Brexit customs costs lower than first estimates

lorries at Dover
There have been fewer customs declarations than expected

Britain’s exit from the EU has cost companies much less in additional red tape than was original expected.

A 2019 estimate put the cost of completing customs declarations in trading with the EU at £7.5 billion a year.

However, HMRC’s forecast of the number of declarations it would receive was “significantly greater than that which materialised”, according to a report from the National Audit Office.

This is a result of traders and their agents changing their behaviour and has led the NAO to downwardly revise its estimate of the total cost of the additional paperwork.

It had expected the number of customs declarations to leap from 55 million to 270 million. The last available data from 2022 shows HMRC received 95 million declarations – a third of the expected total – of which 39 million related to EU trade and 55 million related to trade with the ROW [rest of the world].

“HMRC told us that the primary reasons for its over-estimate included changes in behaviour by traders and intermediaries, such as submission of fewer declarations for more items, and a lack of detailed information about levels of trade with the EU prior to EU exit and how this would translate into declarations.

“The lower than anticipated number of declarations means that HMRC’s updated estimate of the total annual cost to businesses of making customs declarations on goods moving between the UK and the EU will likely be significantly less than £7.5 billion.”

The report states that Brexit has still cost the taxpayer an additional £4.7bn setting up the 13 most significant programmes to manage the passage of goods across the border.

However, it states that “this cost primarily relates to putting in place the infrastructure and systems required to manage the border in the context of EU exit, and wider programmes to improve the performance of the border, elements of which would have been necessary even if the UK had not left the EU.”

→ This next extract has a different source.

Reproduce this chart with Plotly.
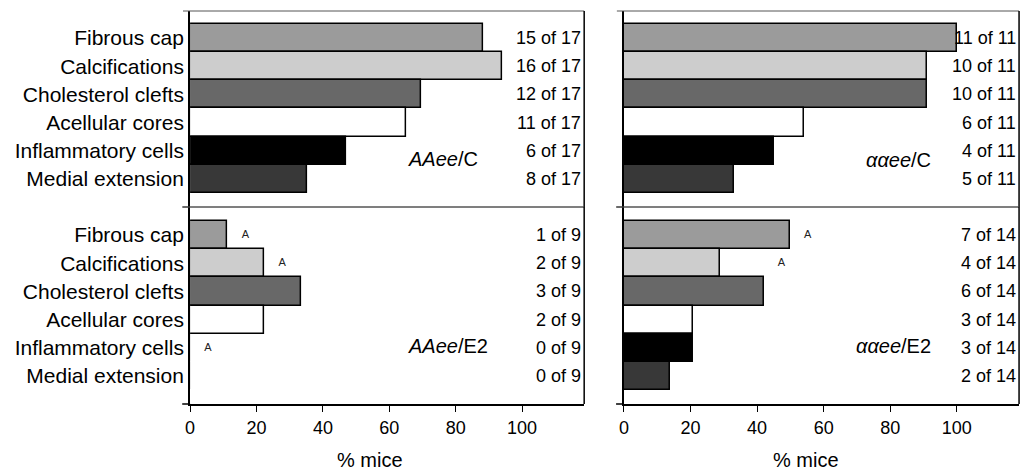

On the rate of progress, the report states that: “More than three years after the end of the transition period, full import controls are still not in place. Although departments appear to be on course to introduce most of the remaining controls during 2024, there remains uncertainty about when full… controls will be in place.”

It says the government has delayed implementation of the remaining controls five times, though the government has blamed the Covid pandemic during the initial transition period which meant giving businesses more time to recover, and the subsequent cost of living crisis.

Despite the NAO’s admission that customs costs had been over-estimated, the SNP insisted that Brexit is doing untold damage to Scotland’s economy.

Commenting, SNP MP and International Trade Spokesperson Richard Thomson said: “Brexit is causing long-term damage to Scotland’s economy, harming trade with our biggest international trading partner and piling ever-growing costs on Scottish businesses.

“This is holding back our economy and businesses, who are already grappling with the consequences of woeful economic mismanagement by Westminster.

“With the Tories and Labour wedded to the long-term economic decline of Brexit and backward economic policies that hamper growth, Scotland must look beyond broken Britain to a brighter future.”